Breeding for Horizontal Resistance in Bean: An example from Mexico.
Roberto García­Espinosa
Keywords:  Disease/pest resistance; Grass root technologies; Leguminosae; Mexico.
Correct citation: García­Espinosa, R. (1997), "Breeding for Horizontal Resistance in Bean: An example from Mexico." Biotechnology and Development Monitor, No. 33, p. 5. 

About six years ago, a comprehensive horizontal resistance breeding programme in bean was started for the Mixteca region in Mexico. The programme selected bean, since it is one of Mexico's major food crops and protein sources. However, due to diseases, the crop is no longer profitable and has tended to be abandoned by farmers in Mixteca. Mexico is considered one of the centres of origin of the common bean, and thus offers a wide genetic variability in both bean and its pathogens. The project is carried out by a multi­disciplinary team from the Colegio de Postgraduados, a Mexican agricultural research and education institution, in cooperation of the University of Guelph, Canada.
The programme has followed quantitative methods of plant breeding, which are based on the idea that many genes contribute to the expression of the desired resistance. These genes are present in the population, but need to be concentrated in the improved resistant varieties. Therefore, it is required to have a broad genetic base, genetic flexibility, and a strong selection pressure by the parasites to which the beans are to develop resistance.
The programme selected seven parent lines out of 70 landraces that had been collected from the highlands in Mixteca. They were selected specifically for their susceptibility to the two main local parasites: bacterial common blight and bean common mosaic virus. Susceptibility ensures that no vertical resistance genes are functioning in these landraces. With the parent lines and the subsequent generations, all possible direct and reciprocal crosses were undertaken. A strong selection was applied by artificially infecting the offspring of these crosses with the pathogens. Out of a the total population of 6000 plants, of which all showed disease symptoms of bacterial common blight and bean common mosaic virus, only the best looking 60 out of the first breeding cycle, and 600 individuals out of the subsequent three breeding cycles were selected for further crossing. Finally, an additional selection of the fourth generation (F4) to avoid potentially misleading effects of the hybrid vigour was made, even though this increased the period of the breeding cycle. The difference with this procedure and so­called 'recurrent mass selection' is the exceptionally strong selection pressures.
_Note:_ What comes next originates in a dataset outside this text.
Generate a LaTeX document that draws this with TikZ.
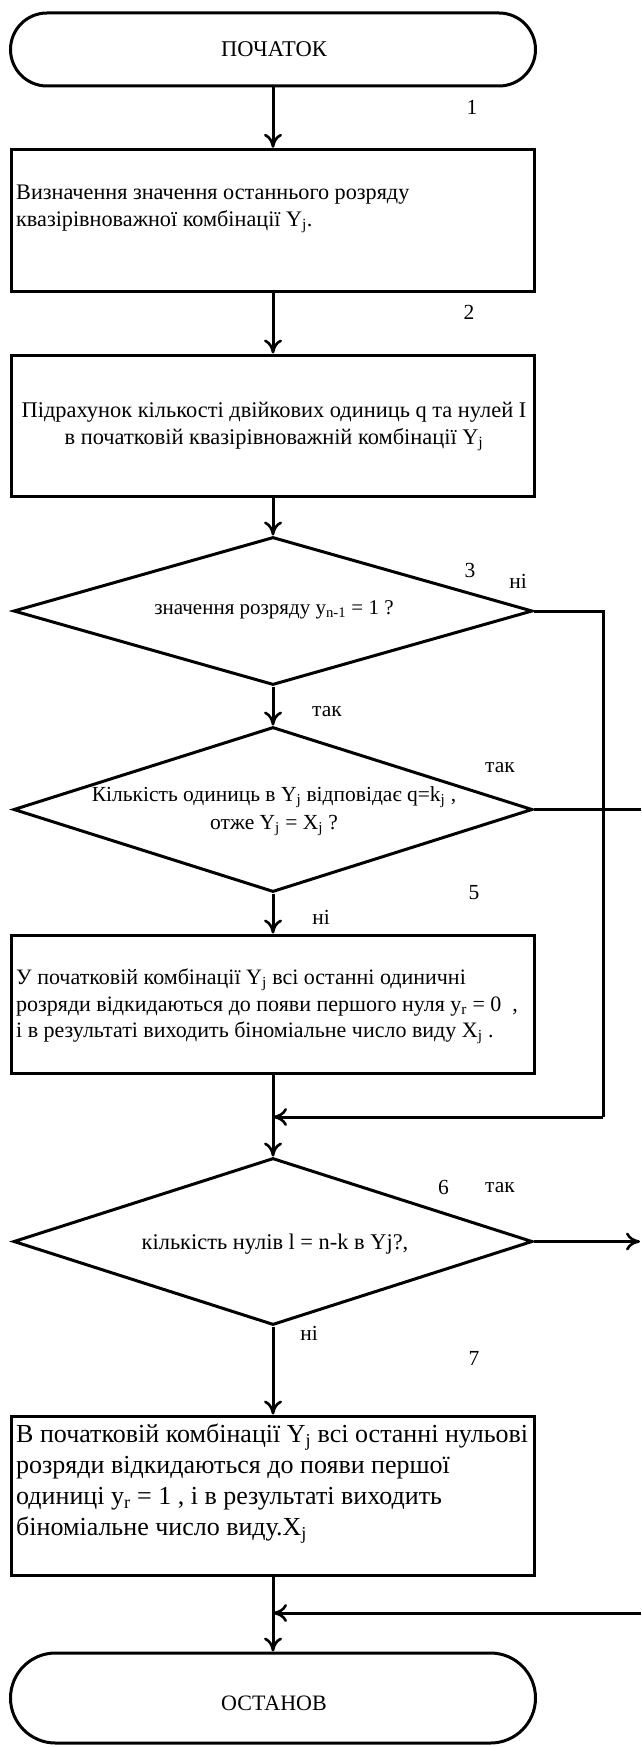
\documentclass[tikz,border=0pt]{standalone}
\usepackage{fontspec}
\setmainfont{Liberation Serif}
\usetikzlibrary{shapes.geometric,arrows.meta}
\tikzset{
  ln/.style={line width=3pt},
  arr/.style={ln,-{Computer Modern Rightarrow[length=14pt,width=18pt,line width=2.6pt]}},
  term/.style={draw,line width=3pt,minimum width=525pt,inner sep=0pt},
  proc/.style={draw,line width=3pt,minimum width=523pt,inner sep=0pt},
  decision/.style={draw,diamond,line width=3pt,minimum width=519pt,inner sep=0pt},
  txt/.style={inner sep=0pt},
  lbl/.style={inner sep=0pt,font=\fontsize{21.5}{25}\selectfont}
}
\begin{document}
\begin{tikzpicture}[x=1pt,y=-1pt]
\useasboundingbox (0,0) rectangle (641,1747);
% terminators
\node[term,rounded corners=36.5pt,minimum height=73pt] (start) at (273,49.5) {};
\node[txt,font=\fontsize{22.5}{26}\selectfont] (startt) at (274,49) {ПОЧАТОК};
\node[term,rounded corners=45pt,minimum height=90pt] (stop) at (273,1698) {};
\node[txt,font=\fontsize{22}{26}\selectfont] (stopt) at (274,1703) {ОСТАНОВ};
% process boxes
\node[proc,minimum height=142.4pt] (b1) at (273,220.5) {};
\node[txt,anchor=west,align=left,font=\fontsize{22.2}{26.5}\selectfont] (b1t) at (16,209) {Визначення значення останнього розряду\\квазірівноважної комбінації Y\textsubscript{j}.};
\node[proc,minimum height=141pt] (b2) at (273,425.5) {};
\node[txt,align=center,font=\fontsize{22.4}{27}\selectfont] (b2t) at (274,426.5) {Підрахунок кількості двійкових одиниць q та нулей I\\в початковій квазірівноважній комбінації Y\textsubscript{j}};
\node[proc,minimum height=138pt] (b3) at (273,1004) {};
\node[txt,anchor=west,align=left,font=\fontsize{22}{26.5}\selectfont] (b3t) at (16,1006.5) {У початковій комбінації Y\textsubscript{j} всі останні одиничні\\розряди відкидаються до появи першого нуля y\textsubscript{r} = 0\ \ ,\\і в результаті виходить біноміальне число виду X\textsubscript{j} .};
\node[proc,minimum height=159pt] (b4) at (273,1495.5) {};
\node[txt,anchor=west,align=left,font=\fontsize{26}{31}\selectfont] (b4t) at (16,1483.5) {В початковій комбінації Y\textsubscript{j} всі останні нульові\\розряди відкидаються до появи першої\\одиниці y\textsubscript{r} = 1 , і в результаті виходить\\біноміальне число виду.X\textsubscript{j}};
% decisions
\node[decision,minimum height=148pt] (d3) at (273,611) {};
\node[txt,font=\fontsize{21}{26}\selectfont] (d3t) at (274,610) {значення розряду y\textsubscript{n-1} = 1 ?};
\node[decision,minimum height=165pt] (d4) at (273,809.5) {};
\node[txt,align=center,font=\fontsize{21.5}{28}\selectfont] (d4t) at (274,811) {Кількість одиниць в Y\textsubscript{j} відповідає q=k\textsubscript{j} ,\\отже Y\textsubscript{j} = X\textsubscript{j} ?};
\node[decision,minimum height=167pt] (d6) at (273,1241.5) {};
\node[txt,font=\fontsize{22.4}{26}\selectfont] (d6t) at (275,1244) {кількість нулів l = n-k в Yj?,};
% helper coordinates
\coordinate (c3r) at (603,611);
\coordinate (c3d) at (603,1117);
\coordinate (j1) at (273,1117);
\coordinate (c4r) at (641,809.5);
\coordinate (c6r) at (640,1241.5);
\coordinate (c7r) at (641,1613);
\coordinate (j2) at (273,1613);
% connectors
\draw[arr] (start.south) -- (b1.north);
\draw[arr] (b1.south) -- (b2.north);
\draw[arr] (b2.south) -- (d3.north);
\draw[arr] (d3.south) -- (d4.north);
\draw[arr] (d4.south) -- (b3.north);
\draw[arr] (b3.south) -- (d6.north);
\draw[arr] (d6.south) -- (b4.north);
\draw[arr] (b4.south) -- (stop.north);
\draw[ln] (d3.east) -- (c3r) -- (c3d);
\draw[arr] (c3d) -- (j1);
\draw[ln] (d4.east) -- (c4r);
\draw[arr] (d6.east) -- (c6r);
\draw[arr] (c7r) -- (j2);
% labels
\node[lbl] (l1) at (472,107) {1};
\node[lbl] (l2) at (469,312) {2};
\node[lbl] (l3) at (470,570) {3};
\node[lbl] (n3) at (518,581) {ні};
\node[lbl] (y3) at (327,712) {так};
\node[lbl] (y4) at (500,768) {так};
\node[lbl] (l5) at (474,893) {5};
\node[lbl] (n4) at (321,917) {ні};
\node[lbl] (l6) at (443.5,1187) {6};
\node[lbl] (y6) at (500,1188) {так};
\node[lbl] (n6) at (309,1333) {ні};
\node[lbl] (l7) at (474,1358) {7};
\end{tikzpicture}
\end{document}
The programme has produced 14 lines with increased resistance. The average yields of these elite lines are nearly three times higher than the original landraces, without the use of crop protection chemicals. Some of the lines are now being tested by 15 farmers in their own fields. These farmers receive instructions for testing, such as to grow each line on well defined plots and to weight their yield. Although it is too early for precise evaluation, the elite lines look healthier than local landraces. The elite lines have higher resistance to soil­borne diseases and recover better from the bean common mosaic virus attacks.
The farmers, who have been neglected by formal breeding institutes, are enthusiastic about the preliminary results. They are eager to participate in the selection of improved lines according to their own preferences. Aside from resistance, they value taste and cooking qualities.
Farmers are not involved in the breeding itself. One of the most critical steps in the breeding process is the hand made crosses. These need to be carried out under greenhouse conditions and require special training. Because of the distance between the Colegio de Postgraduados and the Mixteca region, all crosses have been done outside the region. The hand pollination is done by undergraduate students or young farmers from these areas. The selection process under high infection pressure has to be done in the area of future cultivation and under usual agricultural practices, except for the use of pesticides. Farmers look after additional traits such as precocity, the growth habit, the pods length, the seeds size, colour and brightness and general health condition of the genotypes.
Because of the simplicity of the breeding process for horizontal resistance, there is huge potential for establishing farmer­participatory breeding programmes. In the future, the farmers organized into breeding clubs could conduct the breeding programme themselves. The guidance of scientists could be minimized to the statistical design of the experiments to ensure that the observations are not random errors, and to make yield analysis comparable among genotypes. Also, the participation of scientists is required to ensure that all plants are infected with the designated pathogens.
Breeding for horizontal resistance is a continuous process, which is a great advantage over the breeding for vertical resistance. Every breeding cycle (crosses, multiplication, selection) provides new and slightly better cultivars in all respects. Horizontal breeding in the hands of farmers, could provide them with the new genotypes capable of withstanding locally important parasites.
Horizontal resistant varieties are able to withstand the impact of locally important parasites if selection takes place on the site and under the agronomic practices of future cultivation. This means that even in one region such as mountainous Mixteca, advanced genotypes should be tested by as many farmers as possible under diverse agro­ecological conditions. In the programme, farmers are interested in cooperating since they can keep all the improved lines that they please. Thus, the farmers' participation ensures the widespread adoption of improved lines.
Roberto García­Espinosa

Colegio de Postgraduados, Instituto de Fitosanidad, Montecillos, Texcoco, Mexico 56230, Mexico.